A review by slippy_underfoot
Green Dot by Madeleine Gray

4.0

This funny and affecting novel is narrated by Hera, a woman in her mid-twenties, living in Syndey. She’s a bit bewildered about her life. Only a few years earlier she and her friends were incandescent streaks of passionate ambition and snarkiness, and now there’s really only her left. Her friends have settled into the early stages of careers and longer-term relationships. Hera likes to give the impression that this doesn’t bother her, that she’s maintaining her independence and edge, and staying true to her (fairly unclear) principles.

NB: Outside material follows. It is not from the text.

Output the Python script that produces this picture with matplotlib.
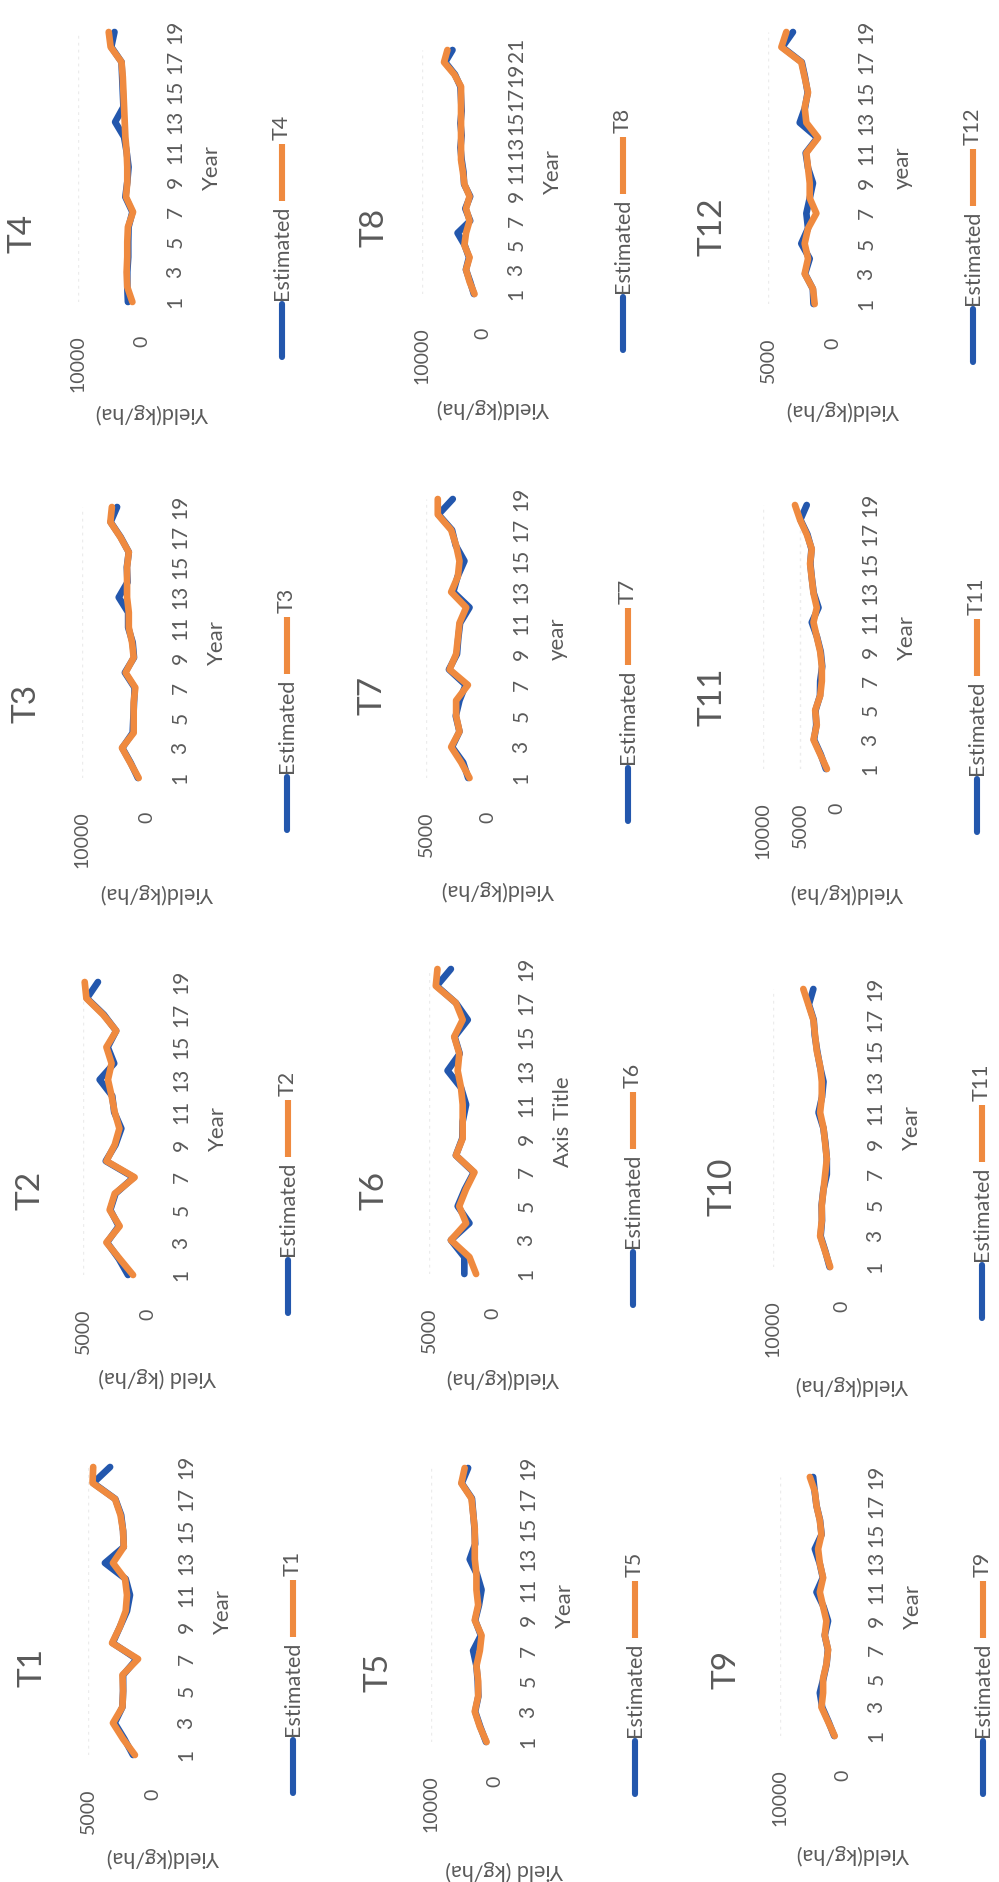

After a cycle of short-term relationships and jobs Hera is starting to feel dissatisfied with her lot, and grudgingly accepts that she needs to at least appear to be growing up and taking ownership of her life. She starts work in a soul-sapping office and one of her coping strategies is to start a flirtation with an older colleague, Arthur. This soon gets serious and we learn more, but not all, about the unsettled nature of Hera’s childhood, and start to see that she may be overriding her own inner reservations about this affair because, as well as the love and sex and companionship she craves, she sees it as a low-effort shortcut to the state of “adulthood”.

Complications, of course, ensue.

This is a clear-sighted depiction of isolation, longing, passion, and the imbalance of power in relationships, presenting the things we endure for love until we reach a point where the imbalance must be confronted, and the fragility of the dream becomes all too apparent. Gray writes with verve and wit, skewering all her targets with a dead-eye for character and the delicate mechanics of social groups. It is one of those books – like Yellowface - where you find yourself wanting to shake the main character and protect them from themselves, while also understanding, if not condoning, their impulses. However maddening we find Hera’s capacity for self-justification, Arthur’s constant vacillation - or is it manipulation? – enrage and disappoint us as much as they do her.

An enjoyable, offbeat, tale of desire and heartbreak in the modern world.